The thermal performance of the ground heat exchanger (GHX) is an important component of the economic analysis and design of ground source heat pump (GSHP) systems. It is critical that models agree with measured short- and long-term GHX thermal performance. This article reviews field data from long-term GSHP systems that often diverge from GHX model results, and in doing so shows why it’s necessary to obtain much larger field data sets.

Information from soil scientists’ research suggests that heat transfer mechanisms in moist porous soils and formations result in behavior that is not fully captured by conduction heat transfer models. The ability to accurately model GHX performance is limited not only by heat transfer complexity but also by the difficulty of gathering soil/formation moisture and porosity data from depths in which vertical GHXs are inserted. Heat transfer rates, equipment specifications and building performance must also be well characterized. Efforts to enhance GHX models and resulting GSHP performance will require much larger field data sets than those currently available.

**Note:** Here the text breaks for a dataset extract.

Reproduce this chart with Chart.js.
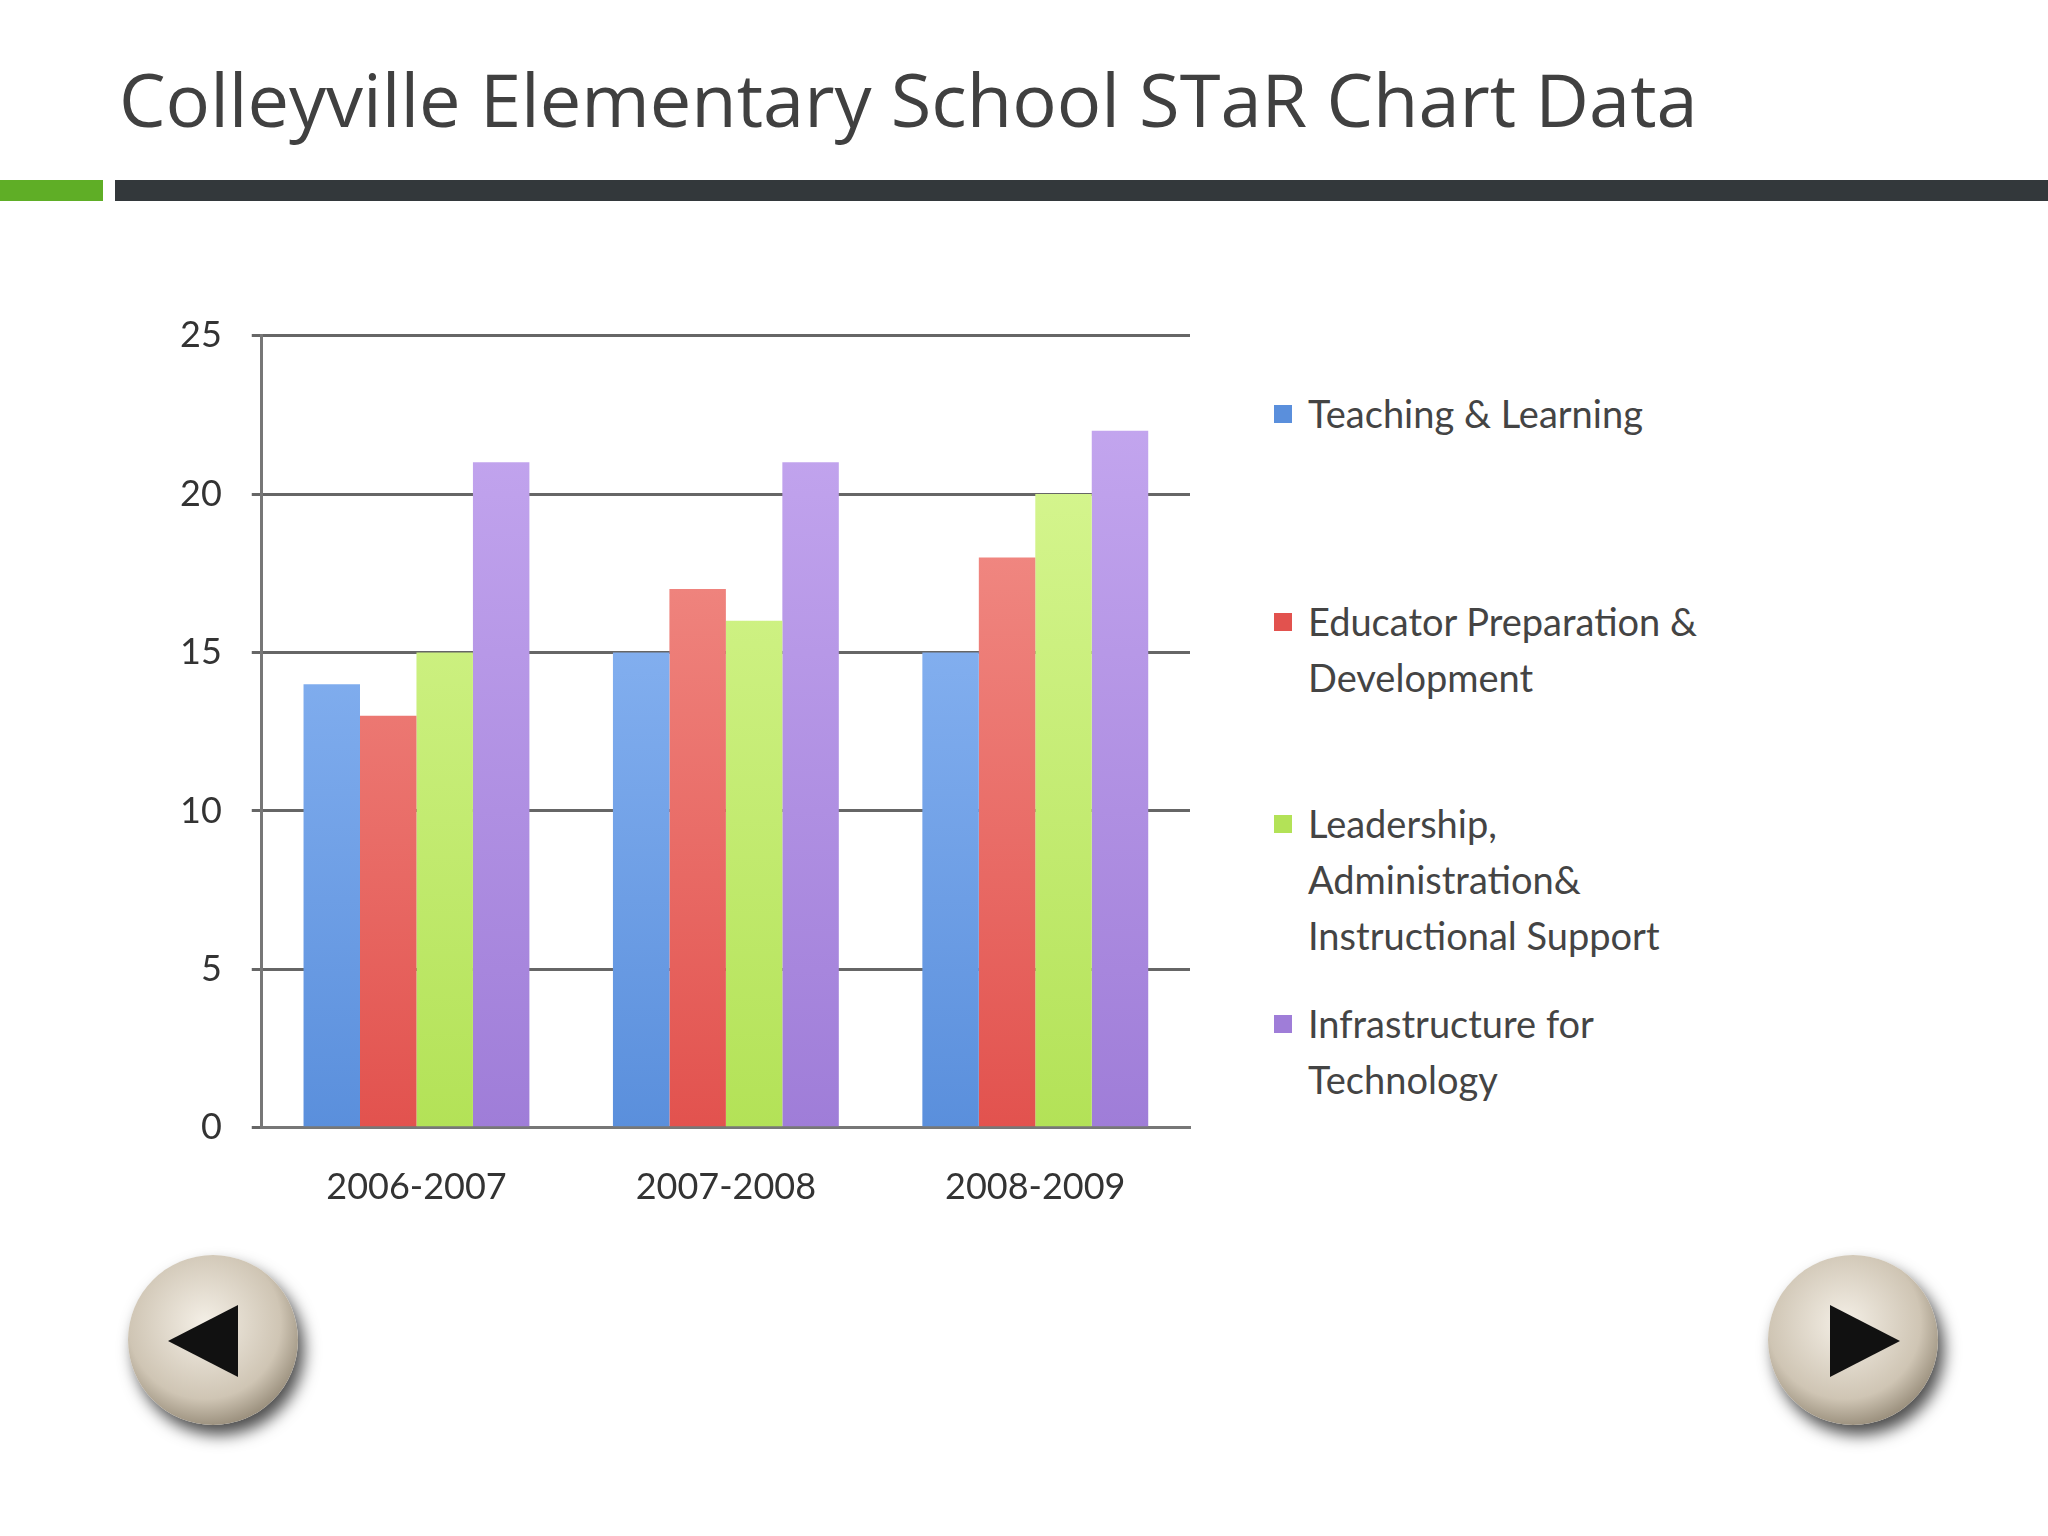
<!DOCTYPE html>
<html>
<head>
<meta charset="utf-8">
<script src="https://cdn.jsdelivr.net/npm/chart.js@4"></script>
<style>
  body { margin: 0; width: 2048px; height: 1536px; background: #fff; font-family: "Open Sans", "Noto Sans", sans-serif; position: relative; overflow: hidden; }
  #title { position: absolute; left: 119px; top: 48px; font-size: 74px; color: #404040; }
  #barGreen { position: absolute; left: 0; top: 180px; width: 103px; height: 21px; background: #5fae26; }
  #barDark { position: absolute; left: 115px; top: 180px; width: 1933px; height: 21px; background: #33383b; }
  #wrap { position: absolute; left: 150px; top: 284px; width: 1050px; height: 955px; }
  #legend { position: absolute; left: 1270px; top: 385px; font-family: Lato, "Open Sans", sans-serif; font-size: 38px; color: #444; }
  .item { position: absolute; left: 0; width: 520px; line-height: 56px; padding-left: 38px; }
  .sw { position: absolute; left: 4px; top: 20px; width: 18px; height: 18px; }
  .nav { position: absolute; width: 170px; height: 170px; border-radius: 50%;
         background: radial-gradient(circle at 45% 40%, #f4efe6 0%, #cfc5b4 55%, #8d826f 80%, #2a2520 100%);
         box-shadow: 6px 10px 16px rgba(0,0,0,0.7); }
  .nav::after { content: ""; position: absolute; top: 50px; width: 0; height: 0; border-top: 36px solid transparent; border-bottom: 36px solid transparent; }
  #prev { left: 128px; top: 1255px; }
  #prev::after { left: 40px; border-right: 70px solid #111; }
  #next { left: 1768px; top: 1255px; }
  #next::after { left: 62px; border-left: 70px solid #111; }
</style>
</head>
<body>
<div id="title">Colleyville Elementary School STaR Chart Data</div>
<div id="barGreen"></div><div id="barDark"></div>
<div id="wrap"><canvas id="chart"></canvas></div>
<div id="legend"></div>
<div class="nav" id="prev"></div>
<div class="nav" id="next"></div>
<script>
const years = ['2006-2007', '2007-2008', '2008-2009'];
const seriesNames = ['Teaching & Learning', 'Educator Preparation & Development', 'Leadership, Administration& Instructional Support', 'Infrastructure for Technology'];
const teaching = [14, 15, 15];
const educator = [13, 17, 18];
const leadership = [15, 16, 20];
const infrastructure = [21, 21, 22];
const colors = ['#5a8fdc', '#e2524e', '#b3e257', '#9f7dd8'];
const lightColors = ['#9cc3fb', '#f59a93', '#dcf99a', '#c7aaf1'];
const legendTops = [0, 208, 410, 610];
const legendHtml = ['Teaching &amp; Learning', 'Educator Preparation &amp;<br>Development', 'Leadership,<br>Administration&amp;<br>Instructional Support', 'Infrastructure for<br>Technology'];

function grad(i) {
  return function (ctx) {
    const c = ctx.chart;
    if (!c.chartArea) return colors[i];
    const g = c.ctx.createLinearGradient(0, c.chartArea.top, 0, c.chartArea.bottom);
    g.addColorStop(0, lightColors[i]);
    g.addColorStop(1, colors[i]);
    return g;
  };
}

const values = [teaching, educator, leadership, infrastructure];
const lg = document.getElementById('legend');
seriesNames.forEach(function (name, i) {
  const d = document.createElement('div');
  d.className = 'item';
  d.style.top = legendTops[i] + 'px';
  d.innerHTML = '<span class="sw" style="background:' + colors[i] + '"></span>' + legendHtml[i];
  lg.appendChild(d);
});

new Chart(document.getElementById('chart'), {
  type: 'bar',
  data: {
    labels: years,
    datasets: values.map(function (v, i) {
      return { label: seriesNames[i], data: v, backgroundColor: grad(i), borderWidth: 0 };
    })
  },
  options: {
    responsive: true,
    maintainAspectRatio: false,
    animation: false,
    categoryPercentage: 0.73,
    barPercentage: 1.0,
    layout: { padding: { top: 20, right: 10 } },
    plugins: { legend: { display: false }, tooltip: { enabled: false } },
    scales: {
      x: {
        grid: { display: false },
        border: { color: '#777', width: 3 },
        ticks: { color: '#333', font: { family: 'Lato', size: 36 }, padding: 30 }
      },
      y: {
        min: 0, max: 25,
        ticks: { stepSize: 5, color: '#333', font: { family: 'Lato', size: 36 }, padding: 30 },
        grid: { color: '#666', lineWidth: 3, tickLength: 10 },
        border: { color: '#777', width: 3 }
      }
    }
  }
});
</script>
</body>
</html>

Figure 1 demonstrates the theoretical temperature rise predicted by a commonly used vertical GHX model over a 20-year period when an imbalance in the amount of heat rejected to the ground exceeds the amount removed on an annual basis. The figure indicates the first year average GHX water temperature is 54°F (12°C) with a peak of 62°F (17°C) and a minimum of 45°F (7°C). These values are well suited to efficient GSHP operation. In year 20, these values rise to 72°F, 80°F and 63°F (22°C, 27°C and 17°C), which are also suitable for GSHP operation. However, these increases are unacceptable at sites with much warmer ground temperature, (Tg), especially beyond year 20, because many high-density polyethylene (HDPE) GHXs are approaching 40 years of service.

An annual temperature decline can also occur when the amount of heat removed from the ground exceeds the amount rejected. The decline is somewhat mitigated because the heat of compressors, fans and pumps must be rejected into the formation in the cooling mode. In heating, this contribution is delivered into the building, which lowers the relative amount of heat required from the formation. Annual heat balance would be achieved if heat pumps operate 160 to 180 hours in heating for every 100 hours in cooling. However, the heat transfer mechanisms that can mitigate long-term temperature rise are different in the heating mode. Long-term formation temperature decline is likely to be more pronounced in heating than the rise in cooling for an equal amount of annual heat imbalance.